How much like our heavenly father would that be? Dependable, never failing, sacrificing, working for our good, and all the time with unceasing love for us. And yet here we are, taking and whining, seldom acknowledging what He gives because we are always looking at what we don’t have. We think we have all the answers, and our Father is just someone we have to deal with when we want something from his billfold. We’re rude, uncaring, selfish, and unthinking when it comes to our relationship with Him.
But he remains our Father, he never says I don’t want you to be my child anymore because I don’t like what you are doing. He waits patiently on our misdirected ideas and the wrong paths we take, watches us learn our lessons through tearful eyes, and throws His arms around us when we come home for a visit, so happy that we have returned. I can’t wait to see both of their perfect and beautiful faces, my earthly dad, and my heavenly father!

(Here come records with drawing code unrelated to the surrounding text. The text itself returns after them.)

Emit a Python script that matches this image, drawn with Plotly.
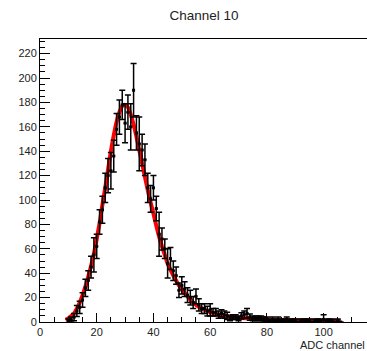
import plotly.graph_objects as go

# ADC channel bins (bin width 1) and their contents with errors
adc_channel = list(range(10, 107))
counts = [1, 2, 4, 9, 12, 18, 28, 34, 45, 55,
          62, 82, 92, 110, 120, 124, 136, 158, 168, 178,
          163, 172, 160, 190, 155, 146, 141, 133, 110, 101,
          110, 93, 72, 68, 60, 48, 52, 42, 38, 26,
          30, 27, 22, 20, 16, 21, 14, 11, 11, 9,
          10, 8, 8, 6, 7, 6, 5, 3, 4, 4,
          3, 5, 6, 7, 4, 3, 3, 3, 3, 2,
          2, 1, 2, 1, 2, 1, 1, 2, 1, 1,
          1, 0, 1, 1, 1, 1, 0, 1, 1, 1,
          2, 1, 1, 1, 0, 1, 0]
errors = [1.5, 2, 3, 4.5, 5, 6, 7, 8, 9, 14,
          10, 10, 11, 12, 14, 15, 13, 13, 14, 12,
          16, 14, 19, 22, 14, 22, 13, 13, 12, 11,
          10, 10, 18, 9, 8, 12, 9, 8, 7, 6,
          7, 6, 6, 6, 5, 6, 5, 4, 4, 4,
          5, 3, 3, 3, 3, 3, 3, 2, 2, 2,
          2, 2.5, 3, 4, 2.5, 2, 2, 2, 2, 2,
          2, 1.5, 2, 1.5, 2, 1.5, 1.5, 2, 1.5, 1.5,
          1.5, 0, 1.5, 1.5, 1.5, 1.5, 0, 1.5, 1.5, 1.5,
          4, 1.5, 1.5, 1.5, 0, 1.5, 0]
half_bin = [0.5] * len(adc_channel)

# fitted function sampled along the channel axis
fit_x = [9, 10, 11, 12, 13, 14, 15, 16, 17, 18, 19, 20, 21, 22, 23, 24, 25, 26, 27, 28,
         29, 30, 31, 32, 33, 34, 35, 36, 37, 38, 39, 40, 41, 42, 43, 44, 45, 46, 47, 48,
         49, 50, 52, 54, 56, 58, 60, 62, 64, 67, 70, 75, 80, 85, 90, 95, 100, 106]
fit_y = [2, 3, 5, 7, 11, 16, 22, 29, 37, 46, 56, 68, 81, 96, 110, 125, 140, 153, 164, 172,
         177, 178, 176, 170, 162, 152, 141, 130, 119, 108, 98, 89, 79, 70, 62, 55, 48, 43, 38, 34,
         30, 27, 21, 16, 12.5, 10, 8, 6.5, 5.5, 4.5, 3.5, 2.7, 2.1, 1.7, 1.4, 1.2, 1.0, 0.8]

x_ticks = [0, 20, 40, 60, 80, 100]
y_ticks = [0, 20, 40, 60, 80, 100, 120, 140, 160, 180, 200, 220]

font_main = "Liberation Sans, Arial, sans-serif"

fig = go.Figure()

fig.add_trace(go.Scatter(
    x=fit_x, y=fit_y, mode="lines",
    line=dict(color="#ff0000", width=4, shape="spline"),
    hoverinfo="skip", showlegend=False,
))

fig.add_trace(go.Scatter(
    x=adc_channel, y=counts, mode="markers",
    marker=dict(color="black", size=3, symbol="square"),
    error_y=dict(type="data", array=errors, visible=True, color="black",
                 thickness=1.5, width=3),
    error_x=dict(type="data", array=half_bin, visible=True, color="black",
                 thickness=1.5, width=0),
    showlegend=False,
))

axis_font = dict(family=font_main, size=11, color="#222222")

fig.update_layout(
    width=367, height=351,
    margin=dict(l=40, r=0, t=39, b=29),
    paper_bgcolor="white", plot_bgcolor="white",
    showlegend=False,
    title=dict(text="Channel 10", x=204 / 367, xanchor="center",
               y=1 - 15 / 351, yanchor="middle",
               font=dict(family=font_main, size=13.5, color="#222222")),
    xaxis=dict(
        range=[0, 115.3], showgrid=False, zeroline=False,
        showline=True, linecolor="black", linewidth=1, mirror=True,
        ticks="inside", ticklen=9, tickcolor="black", tickwidth=1,
        tickvals=x_ticks, ticktext=[str(v) for v in x_ticks],
        tickfont=axis_font,
        minor=dict(ticks="inside", ticklen=5, tickcolor="black", dtick=5, tick0=0),
    ),
    yaxis=dict(
        range=[0, 232], showgrid=False, zeroline=False,
        showline=True, linecolor="black", linewidth=1,
        ticks="inside", ticklen=10, tickcolor="black", tickwidth=1,
        tickvals=y_ticks, ticktext=[str(v) for v in y_ticks],
        tickfont=axis_font,
        minor=dict(ticks="inside", ticklen=5, tickcolor="black", dtick=5, tick0=0),
    ),
    annotations=[dict(
        text="ADC channel", xref="paper", yref="paper",
        x=(298 - 40) / 327, y=-23 / 283, xanchor="left", yanchor="middle",
        showarrow=False, font=dict(family=font_main, size=11, color="#222222"),
    )],
)

fig.write_html("out.html")
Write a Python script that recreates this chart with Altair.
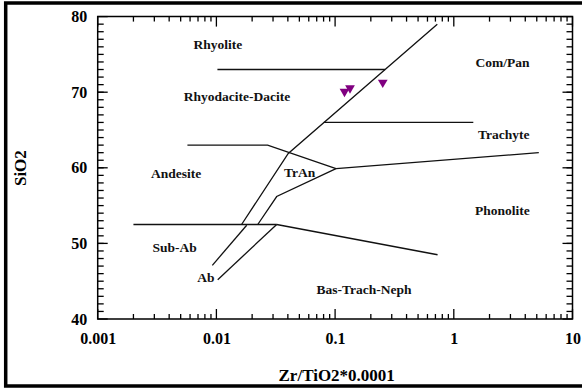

In one of his old, worn-out Bibles, with duct tape on the spine, the pages tattered, and so well marked with his favorite passages, I found this prayer written in his shaky penmanship:
“Lord – help me to do my best. Teach me how to do better work. Give me energy and cheerfulness. Help me to bring into my service the loving ministry of our Savior” I learned recently this was from a book “The Ministry of Healing” by Ellen G. White, page 474. His prayer has become mine now.
Real men love Jesus!
Most people wouldn’t consider JNB as a success, or important to this life. I disagree. He was a “nobody” that mattered. Every person, no matter how poor, disabled, weak, wealthy, brilliant, or evil matters to God. He gave His son to save us all.
This story about your Dad made me laugh and cry. The value of a man is not measured in dollars. Love your writing. Thank you for sharing.